Пожалуй, только рыночный романтизм в его неолиберальной версии и безоговорочный приоритет экономического роста, который с неизбежностью повышает социальные риски, может похоронить рыночные реформы. В обществе, где
такая вера становится доминирующей, над судьбой отдельного человека простирается не столько знамя свободы — главная идеологема неолиберализма, сколько три проклятия: во-первых, его лишают малой (или большой) родины и обрекают на постоянное скитание и миграцию, во-вторых, он живет всегда в кредит
и постоянно кому-то должен (пусть даже через внешний государственный долг),
в-третьих, чтобы жить, он должен учиться себя продавать, и это качество превращается в единственное мерило его достоинства и морали.


[1] Карл Маркс. Экономическо-философские рукописи 1844 года // Социология. М., 2000.
С. 186.

[2] Deleuze G. & Guttari F. A thousand plateaus. London: Athlone Press, 1999. Р. 454.

[3] Карл Поланьи называет труд, наряду с землей и деньгами, «фиктивным товаром», поскольку, «исходя из эмпирического определения товара», он таковым не является: «Труд — это лишь
другое название для определенной человеческой деятельности, теснейшим образом связанной
с самим процессом жизни, которая, в свою очередь, “производится” не для продажи, а имеет
совершенно иной смысл; деятельность эту невозможно отделить от других проявлений жизни,
сдать на хранение или пустить в оборот…» (Поланьи К. Великая трансформация. Политические
и экономические истоки нашего времени. СПб., 2002. С. 86–87).

[4] В Швейцарии, например, в 2000 году отрасли, связанные с новыми технологиями, испытывали нехватку примерно 20 тысяч программистов. Но уже в 2002 году государственные
службы зарегистрировали 4 тысячи безработных этой специальности.

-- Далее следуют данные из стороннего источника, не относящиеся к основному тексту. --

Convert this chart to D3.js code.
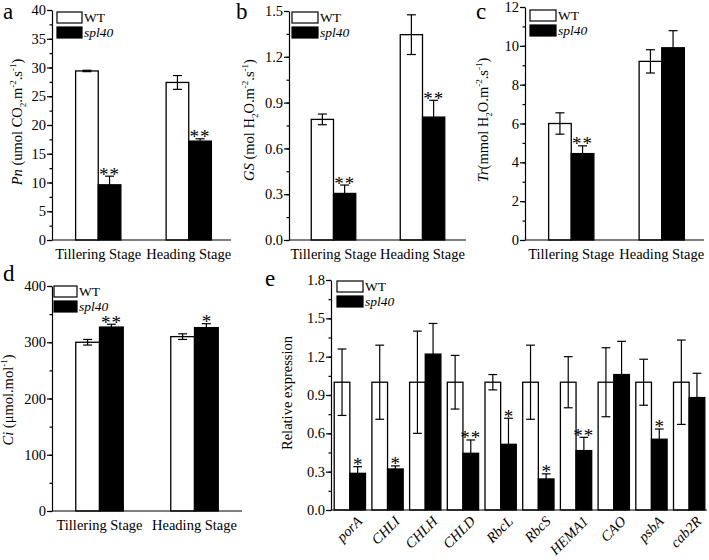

[5] «Новая технология найдет свое применение, оказавшись в руках властных организаций и индивидов. Они приспособят ее для собственных целей. Большинство населения планеты
не является ни сильным, ни богатым» (Dunkerley М. The Jobless Economy? Computer
Technology in the World of Work. Cambridge: Polity Press, 1996).

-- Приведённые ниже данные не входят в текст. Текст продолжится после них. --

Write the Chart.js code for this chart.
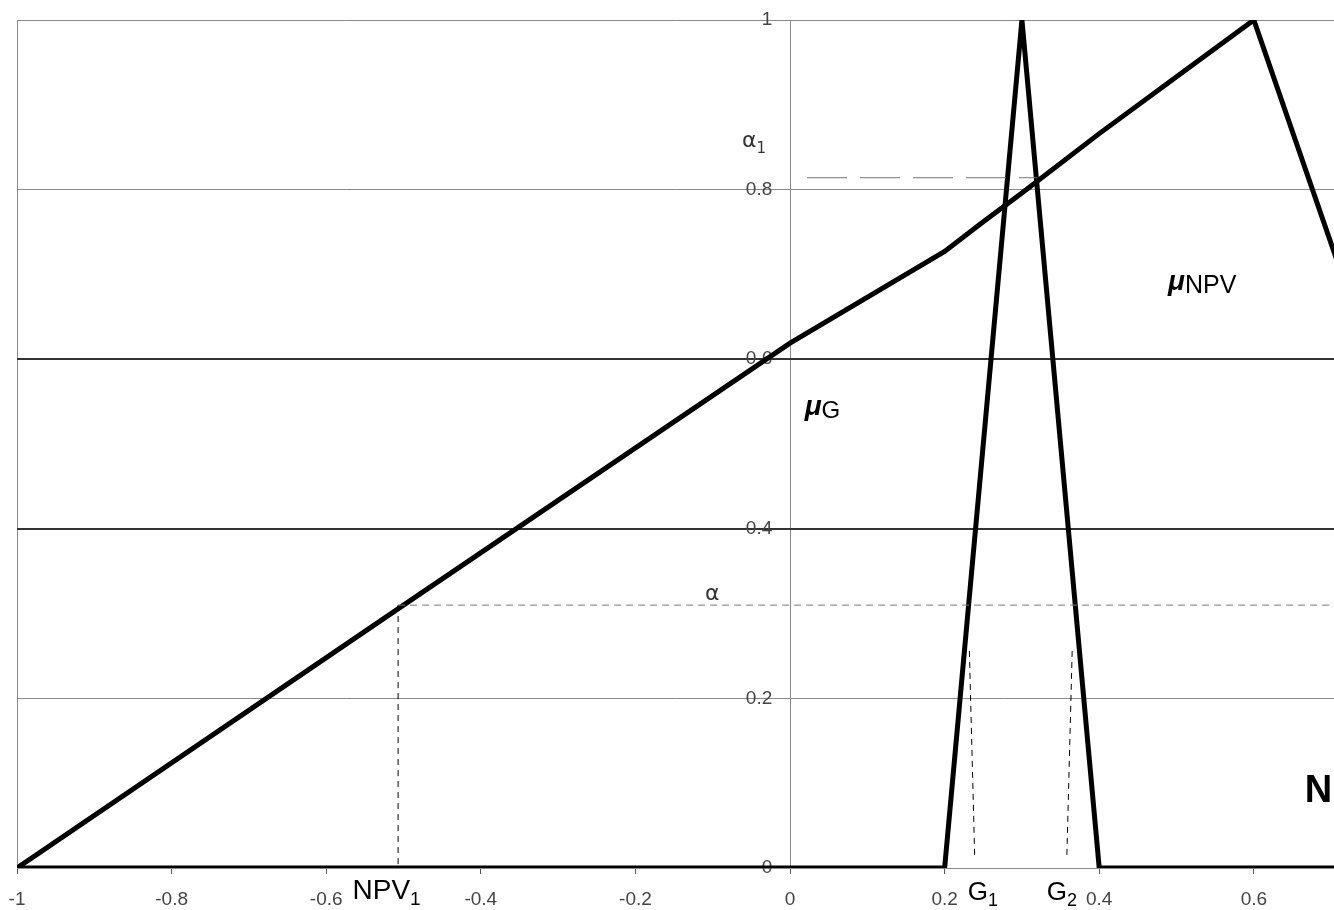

[6] Krugman P. The Age of Diminished Expectations. Cambridge, MA: MIT Press, 1996.

[7] Duane D. Eggheads Unite // The New York Times Magazine. 2003. May 4
[http://www.nytimes.com/2003/05/04/magazine/04STUDENT.html]. В этой статье вы найдете более пространную иллюстрацию сумасбродной неолиберальной политики в стенах
современного западного университета.

[8] Особую тревогу общественности вызывают процессы, происходящие в приватизированном секторе медицинского и социального страхования. В особенности активное участие
страховых компаний и пенсионных фондов на финансовых рынках, которые вот уже третий
год переживают циклический и структурный кризис. Американцы, особенно
предпенсионного возраста, с грустью наблюдают, как их пенсионный капитал понизился
на 60 процентов. В европейских странах — на 40 процентов. В Швейцарии приватизация
страхового сектора привела к беспрецедентной дороговизне не только медицинских услуг,
но и страховых взносов. Последние подорожали за десять лет примерно в три раза. Среди
последних публикаций см., например, следующую: Walsh Mary W. Discord Over Efforts at
Valuing Pensions // The New York Times. 2003. 1 May.

[9] Поланьи К. Великая трансформация… С. 240.

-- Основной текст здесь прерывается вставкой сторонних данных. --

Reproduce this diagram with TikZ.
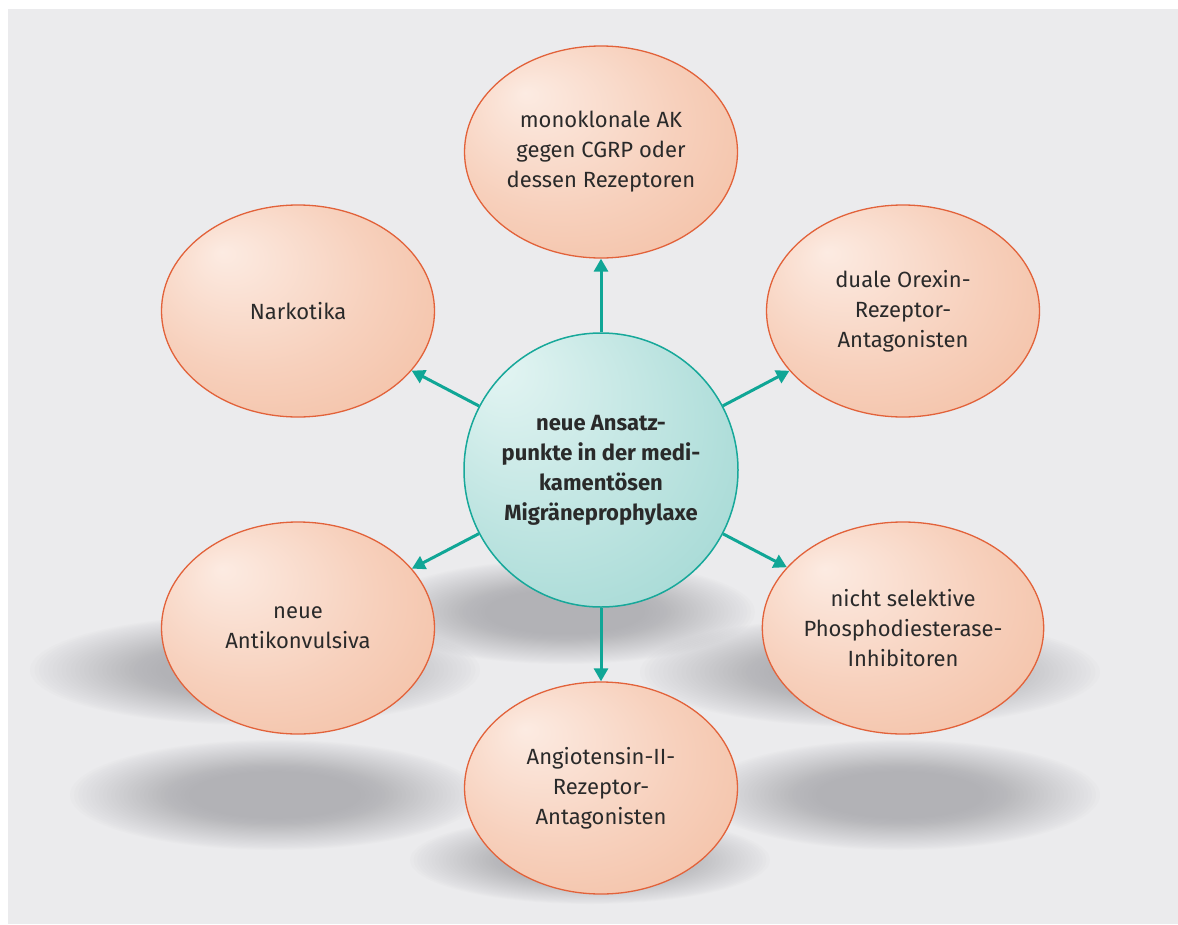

[10] Имеется в виду стоимость кредита.

[11] Например, в Чили нашли интересный способ предохранения от «быстрого» спекулятивного капитала: шкала налогов на инвестиции зависит от их срока, т. е. если они долговременные,
то налоги ниже, если кратковременные, то высокие. Китай же в течение нескольких лет
поддерживает намеренно низкий обменный курс юаня — таким способом дотируется
китайский экспорт. Если чилийская формула вполне соответствует духу и букве
международного коммерческого права, то китайскую можно назвать «серой».

[12] О том, к чему привело совершенное игнорирование социальных проблем ради соблюдения бюджетной дисциплины, можно прочитать в книге лауреата Нобелевской премии
Дж. Штиглица: Stiglitz J. Globalization and Its Discontents. New York, 2002. Читайте
в особенности главу “Who Lost Russia” («Кто потерял Россию»).